Manny Ita –
The Nigerian National Petroleum Company Limited (NNPC) is facing a fresh wave of public and political backlash following a candid admission by its leadership that the country’s state-owned refineries have become “monuments to waste,” operating at monumental losses despite trillions of naira in investment. Speaking at the Nigeria International Energy Summit (NIES 2026) in Abuja, NNPC Group Chief Executive Officer Bayo Ojulari revealed that the decision to recently halt operations at the facilities was driven by a grim reality: the refineries were “leaking value” and destroying national wealth. Ojulari disclosed that even when crude oil was supplied regularly, utilization levels struggled to exceed 55%, producing mid-grade outputs whose market value fell far below the cost of the raw input. “After a detailed review, it became clear that we were simply wasting money,” Ojulari stated during a fireside chat. “When we looked at the net outcome, we were leaking value with no clear line of sight to profitability. I can say that confidently now.”
The admission has ignited a political firestorm, with former Vice President Atiku Abubakar asserting that the $1.5 billion recently spent on the Port Harcourt refinery rehabilitation was “down the drain.” In a statement released yesterday, Abubakar argued that the government’s belated acknowledgment validates his decade-long advocacy for the sale of the assets. “Today, the facts have caught up with the rhetoric,” he remarked, adding that “pouring public funds into moribund refineries makes no economic sense.” Economic analysts have corroborated the scale of the crisis, with data indicating that the idle refineries and their associated “turnaround maintenance” costs gulped an estimated ₦13.2 trillion between 2023 and 2024 alone.
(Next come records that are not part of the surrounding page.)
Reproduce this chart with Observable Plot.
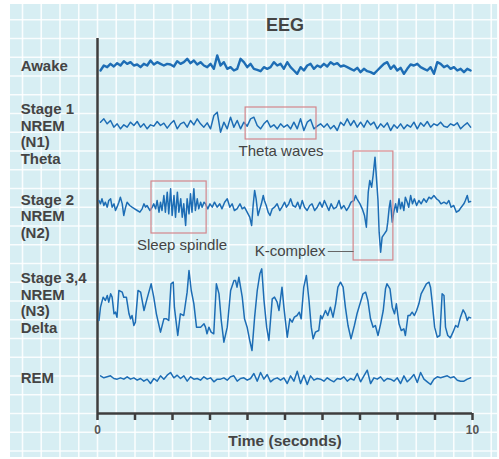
<!DOCTYPE html>
<html>
<head>
<meta charset="utf-8">
<script src="https://cdn.jsdelivr.net/npm/d3@7"></script>
<script src="https://cdn.jsdelivr.net/npm/@observablehq/plot@0.6"></script>
<style>
  html, body { margin: 0; padding: 0; background: #fff; }
  #chart svg { display: block; }
</style>
</head>
<body>
<div id="chart"></div>
<script>
// ---------- DATA (amplitudes in µV) ----------
const stageNames = ["Awake", "Stage 1", "Stage 2", "Stage 3,4", "REM"];
const stageLabels = ["Awake", "Stage 1\nNREM\n(N1)\nTheta", "Stage 2\nNREM\n(N2)", "Stage 3,4\nNREM\n(N3)\nDelta", "REM"];

// uniformly sampled traces (0.08 s .. 9.95 s)
const awakeV = [-12,3,-2,8,0,10,3,16,8,13,3,6,-2,8,3,18,6,13,8,3,8,6,0,16,8,13,23,10,18,6,13,3,-2,8,-7,33,3,13,-7,-2,-12,-7,23,13,-2,8,-7,-10,-14,-2,-7,-2,13,3,8,-7,13,-2,-12,-22,-2,-12,3,8,-7,3,-2,8,0,13,6,10,0,3,-2,-7,-12,-4,-17,-7,-14,-17,-22,-12,-2,8,13,-7,3,-12,-4,-22,-7,6,3,8,-2,-7,-12,-2,-22,13,8,-2,3,-7,-2,-12,-7,-17,-7,-12];
const stage1V = [10,20,5,15,-5,5,-10,2,-5,10,0,12,-5,5,-10,2,-2,12,0,7,-8,5,15,-10,5,10,-5,15,2,20,5,-5,8,-10,30,40,-20,10,-10,25,-5,15,-10,10,-2,20,25,0,-10,5,15,-5,2,-10,5,-5,2,-10,10,-10,20,-15,10,18,-10,-2,5,-5,5,-10,0,-15,10,0,20,0,15,-5,10,-5,15,2,10,-10,5,-5,8,-15,2,-8,5,-10,2,-5,10,-10,8,-2,12,-5,5,0,10,-2,-5,5,0,8,-10,0,8,-5];
const remV = [8,2,5,8,0,-2,2,-2,5,-2,2,-5,0,-8,-2,-15,0,-8,8,-2,10,18,2,10,0,8,-8,5,-2,0,-5,5,-2,2,-10,-2,-2,2,-5,5,8,-8,0,2,-5,0,15,-8,18,-2,12,-10,-2,2,-5,2,-15,8,-8,22,-15,10,-18,8,-5,0,-2,-8,2,-5,-10,0,-2,5,-8,0,-5,15,-10,8,25,-15,2,-2,5,-8,0,-2,-8,2,-15,8,-10,0,12,-12,18,-2,-10,-18,-2,5,2,5,8,2,5,-5,-8,-8,-2,2];
const sampleStart = 0.08, sampleEnd = 9.95;

// Stage 2 (sleep spindle + K-complex)
const stage2T = [0.04,0.08,0.12,0.17,0.21,0.26,0.30,0.35,0.39,0.44,0.48,0.52,0.57,0.61,0.66,0.70,0.75,0.79,0.86,0.92,0.99,1.06,1.13,1.19,1.24,1.28,1.32,1.40,1.46,1.50,1.55,1.59,1.64,1.68,1.72,1.77,1.81,1.86,1.90,1.95,1.99,2.04,2.08,2.13,2.17,2.22,2.26,2.30,2.35,2.39,2.44,2.48,2.52,2.57,2.61,2.66,2.70,2.75,2.79,2.84,2.88,2.94,3.00,3.06,3.12,3.19,3.26,3.32,3.39,3.46,3.53,3.59,3.65,3.72,3.80,3.86,3.92,3.99,4.06,4.11,4.15,4.19,4.23,4.28,4.33,4.37,4.42,4.45,4.50,4.55,4.60,4.66,4.72,4.79,4.86,4.92,4.99,5.04,5.10,5.15,5.21,5.28,5.34,5.40,5.46,5.52,5.59,5.66,5.72,5.79,5.86,5.93,5.99,6.05,6.11,6.17,6.23,6.30,6.37,6.44,6.50,6.57,6.64,6.70,6.76,6.84,6.88,6.92,7.00,7.06,7.12,7.17,7.22,7.26,7.31,7.35,7.40,7.44,7.48,7.51,7.55,7.59,7.65,7.71,7.74,7.78,7.81,7.86,7.90,7.95,7.99,8.04,8.08,8.12,8.17,8.21,8.26,8.30,8.35,8.40,8.45,8.51,8.57,8.63,8.70,8.77,8.84,8.90,8.97,9.04,9.10,9.16,9.24,9.31,9.37,9.43,9.50,9.57,9.64,9.70,9.77,9.81,9.86,9.90,9.95];
const stage2V = [12,2,17,-3,7,-8,12,17,-8,2,-18,-8,7,22,2,-33,-8,7,-3,-8,-13,-18,-23,-13,2,-8,-3,-18,-8,2,-13,12,-23,7,-18,27,-23,37,-28,47,-33,27,-38,37,-23,17,-38,2,-63,17,-28,32,-23,47,-18,17,-13,7,-8,7,2,-13,2,-8,7,-8,2,-13,7,17,-8,2,-18,-13,2,-13,-8,-23,-38,-63,-3,42,17,-33,-13,2,27,12,-3,-23,-33,-13,-8,2,-18,-8,7,-8,2,17,-3,-8,7,-13,12,-8,-18,-3,2,-18,-8,7,-8,12,-3,-18,2,-13,-8,12,-13,-3,-18,-8,7,12,27,17,2,-13,-33,-68,37,72,52,87,142,77,12,-83,-143,-98,-88,-78,-53,-8,12,-53,-23,2,-23,17,-13,7,-18,22,7,-8,27,2,17,-3,12,2,17,7,22,17,27,17,12,2,7,2,12,-8,-3,-23,-18,-8,2,12,27,7,9];

// Stage 3,4 (delta waves)
const stage3T = [0.04,0.08,0.15,0.21,0.26,0.30,0.35,0.39,0.44,0.48,0.52,0.57,0.66,0.70,0.77,0.84,0.88,0.92,0.97,1.01,1.08,1.15,1.24,1.32,1.43,1.50,1.57,1.68,1.77,1.84,1.90,1.96,2.02,2.05,2.14,2.21,2.30,2.39,2.44,2.50,2.57,2.64,2.75,2.84,2.88,2.92,2.97,3.03,3.10,3.17,3.24,3.30,3.37,3.46,3.55,3.64,3.68,3.72,3.77,3.86,3.92,3.99,4.06,4.12,4.19,4.26,4.33,4.38,4.44,4.51,4.57,4.66,4.72,4.79,4.84,4.92,4.97,5.06,5.13,5.19,5.25,5.32,5.38,5.43,5.50,5.57,5.64,5.70,5.75,5.81,5.90,5.95,5.99,6.08,6.14,6.21,6.28,6.35,6.41,6.48,6.55,6.61,6.68,6.76,6.85,6.92,7.00,7.08,7.15,7.21,7.28,7.35,7.41,7.48,7.55,7.62,7.68,7.72,7.80,7.86,7.92,7.97,8.04,8.10,8.17,8.21,8.28,8.33,8.39,8.45,8.51,8.57,8.63,8.70,8.77,8.84,8.88,8.92,8.99,9.06,9.13,9.19,9.24,9.28,9.34,9.41,9.48,9.55,9.61,9.68,9.75,9.81,9.86,9.90,9.95];
const stage3V = [-30,10,40,30,45,25,50,40,-10,-5,-20,60,55,40,40,-10,-25,-15,-45,-35,60,55,0,35,80,40,-10,-65,-25,-25,-30,80,85,10,-75,-10,-15,55,120,60,20,-50,-50,-40,-50,-70,-50,-65,-70,80,50,-30,-95,-50,60,90,90,70,100,40,-25,-50,-90,-120,-20,60,110,125,30,-50,-90,35,40,25,0,70,10,-80,-25,-35,-20,-15,-5,-25,70,105,30,-50,-85,-65,-60,-15,-25,0,-15,10,-20,20,70,85,70,10,-45,-85,-45,-10,20,50,55,30,-25,-50,-45,-75,-40,0,65,80,65,10,-10,20,-40,-60,-55,-75,-15,-15,-5,-15,0,20,50,65,80,85,70,30,-50,-80,-75,50,45,-50,-75,-82,-65,-45,-50,-20,2,-10,-30,-20,-22];

// axis ticks
const xTicks = [0,1,2,3,4,5,6,7,8,9,10];
const xTickLabels = ["0","","","","","","","","","","10"];

// annotations (time windows in s, amplitude window in µV relative to trace)
const annotations = [
  {label: "Theta waves",   stage: 1, t1: 3.95, t2: 5.84, lo: -42,  hi: 54},
  {label: "Sleep spindle", stage: 2, t1: 1.44, t2: 2.91, lo: -87,  hi: 69},
  {label: "K-complex",     stage: 2, t1: 6.83, t2: 7.89, lo: -168, hi: 159}
];

// ---------- LAYOUT ----------
const stageBaseline = [1041, 864, 627, 309, 105];   // vertical placement of each trace (µV units of the stacked scale)
const stageLabelY   = [1044, 839, 593, 332, 108];
const font = "'Liberation Sans', Arial, Helvetica, sans-serif";
const traceColor = "#1d6db5";
const axisColor = "#3d3d3d";
const boxColor = "#d4868c";

function uniform(vals, stageIdx) {
  const n = vals.length;
  return vals.map((v, i) => ({stage: stageNames[stageIdx], t: sampleStart + i * (sampleEnd - sampleStart) / (n - 1), y: stageBaseline[stageIdx] + v}));
}
function paired(ts, vals, stageIdx) {
  return ts.map((t, i) => ({stage: stageNames[stageIdx], t, y: stageBaseline[stageIdx] + vals[i]}));
}
const awake = uniform(awakeV, 0);
const stage1 = uniform(stage1V, 1);
const stage2 = paired(stage2T, stage2V, 2);
const stage3 = paired(stage3T, stage3V, 3);
const rem = uniform(remV, 4);

const gridX = d3.range(-2, 10.51, 0.5);
const gridY = d3.range(-2, 22).map(k => k * 56.25);
const bg = [{x1: -2.32, x2: 10.67, y1: -132, y2: 1227}];

const boxRows = annotations.map(a => ({...a, base: stageBaseline[a.stage]}));
const theta = boxRows.filter(a => a.label === "Theta waves");
const spindle = boxRows.filter(a => a.label === "Sleep spindle");
const kc = boxRows.filter(a => a.label === "K-complex");

const chart = Plot.plot({
  width: 499,
  height: 459,
  marginLeft: 97,
  marginRight: 27,
  marginTop: 38,
  marginBottom: 46,
  x: {domain: [0, 10], axis: null},
  y: {domain: [0, 1125], axis: null},
  style: {fontFamily: font, background: "#fff", overflow: "visible"},
  marks: [
    Plot.rect(bg, {x1: "x1", x2: "x2", y1: "y1", y2: "y2", fill: "#d7eef3"}),
    Plot.ruleX(gridX, {y1: -132, y2: 1227, stroke: "#fff", strokeWidth: 1.6, strokeOpacity: 0.85}),
    Plot.ruleY(gridY, {x1: -2.32, x2: 10.67, stroke: "#fff", strokeWidth: 1.6, strokeOpacity: 0.85}),
    Plot.ruleX([0], {stroke: axisColor, strokeWidth: 2.5}),
    Plot.ruleY([0], {stroke: axisColor, strokeWidth: 2.5}),
    Plot.axisX(xTicks, {tickSize: 7, tickPadding: 5, stroke: axisColor, strokeWidth: 2.5,
      tickFormat: d => xTickLabels[xTicks.indexOf(d)], fontSize: 12, fontWeight: "bold", fill: "#555", label: null}),
    Plot.text(["Time (seconds)"], {frameAnchor: "bottom", lineAnchor: "middle", dy: 28, fontSize: 15.5, fontWeight: "bold", fill: "#444"}),
    Plot.text(["EEG"], {frameAnchor: "top", lineAnchor: "middle", dy: -13, fontSize: 18, fontWeight: "bold", fill: "#444"}),
    Plot.text(stageLabels, {x: -2.05, y: (d, i) => stageLabelY[i], text: d => d, textAnchor: "start",
      lineAnchor: "middle", lineHeight: 1.1, fontSize: 15, fontWeight: "bold", fill: "#444"}),
    Plot.line(awake, {x: "t", y: "y", stroke: traceColor, strokeWidth: 2.4, strokeLinejoin: "round"}),
    Plot.line(stage1, {x: "t", y: "y", stroke: traceColor, strokeWidth: 1.5, strokeLinejoin: "round"}),
    Plot.line(stage2, {x: "t", y: "y", stroke: traceColor, strokeWidth: 1.5, strokeLinejoin: "round"}),
    Plot.line(stage3, {x: "t", y: "y", stroke: traceColor, strokeWidth: 1.5, strokeLinejoin: "round"}),
    Plot.line(rem, {x: "t", y: "y", stroke: traceColor, strokeWidth: 1.5, strokeLinejoin: "round"}),
    Plot.rect(boxRows, {x1: "t1", x2: "t2", y1: d => d.base + d.lo, y2: d => d.base + d.hi, fill: "none", stroke: boxColor, strokeWidth: 1.2}),
    Plot.text(theta, {x: d => (d.t1 + d.t2) / 2, y: d => d.base + d.lo, text: "label", dy: 12, fontSize: 15, fill: "#444"}),
    Plot.text(spindle, {x: d => (d.t1 + d.t2) / 2, y: d => d.base + d.lo, text: "label", dy: 12, dx: 3, fontSize: 15, fill: "#444"}),
    Plot.text(kc, {x: "t1", y: d => d.base - 141, text: "label", dx: -28, textAnchor: "end", fontSize: 15, fill: "#444"}),
    Plot.link(kc, {x1: d => d.t1 - 0.69, x2: "t1", y1: d => d.base - 141, y2: d => d.base - 141, stroke: "#666", strokeWidth: 1})
  ]
});
document.getElementById("chart").appendChild(chart);
</script>
</body>
</html>
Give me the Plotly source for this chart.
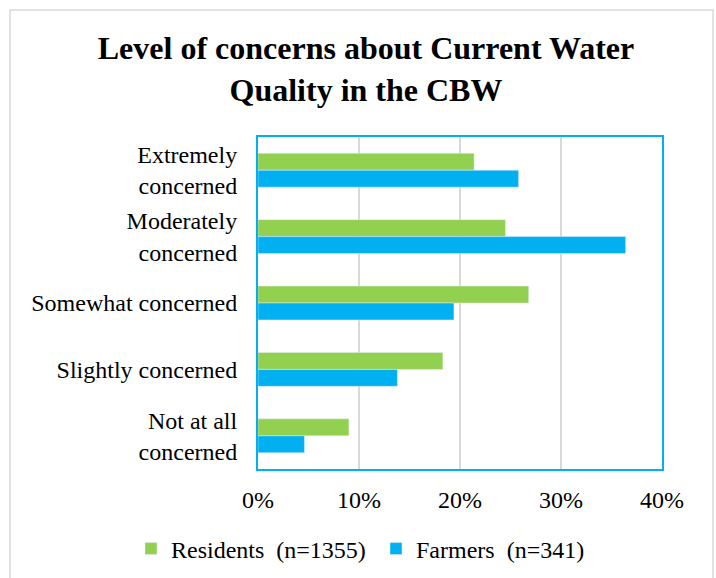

The failure of the state-run plants stands in sharp contrast to the private sector, where the Dangote Refinery has begun to reshape the landscape, leading many to question why the federal government continues to pay thousands of staff for facilities that do not produce a single liter of petrol.
In response to the mounting pressure, the NNPC has signaled a radical shift in strategy, moving away from contractor-led maintenance toward an “equity partnership model.” Under this proposed framework, the national oil company seeks to bring in private operators with “skin in the game” to manage the plants. “We are not looking for money,” Ojulari clarified. “We are looking for people who know how to run refineries.” However, many stakeholders, including the Nigerian Economic Summit Group, argue that anything short of full privatization will only prolong the cycle of waste. As the Senate prepares to probe the $18 billion spent on rehabilitation over the last few years, the administration is under extreme pressure to decide whether to finally sell the moribund assets or continue seeking partners for a system that many believe is fundamentally unequipped for commercial success.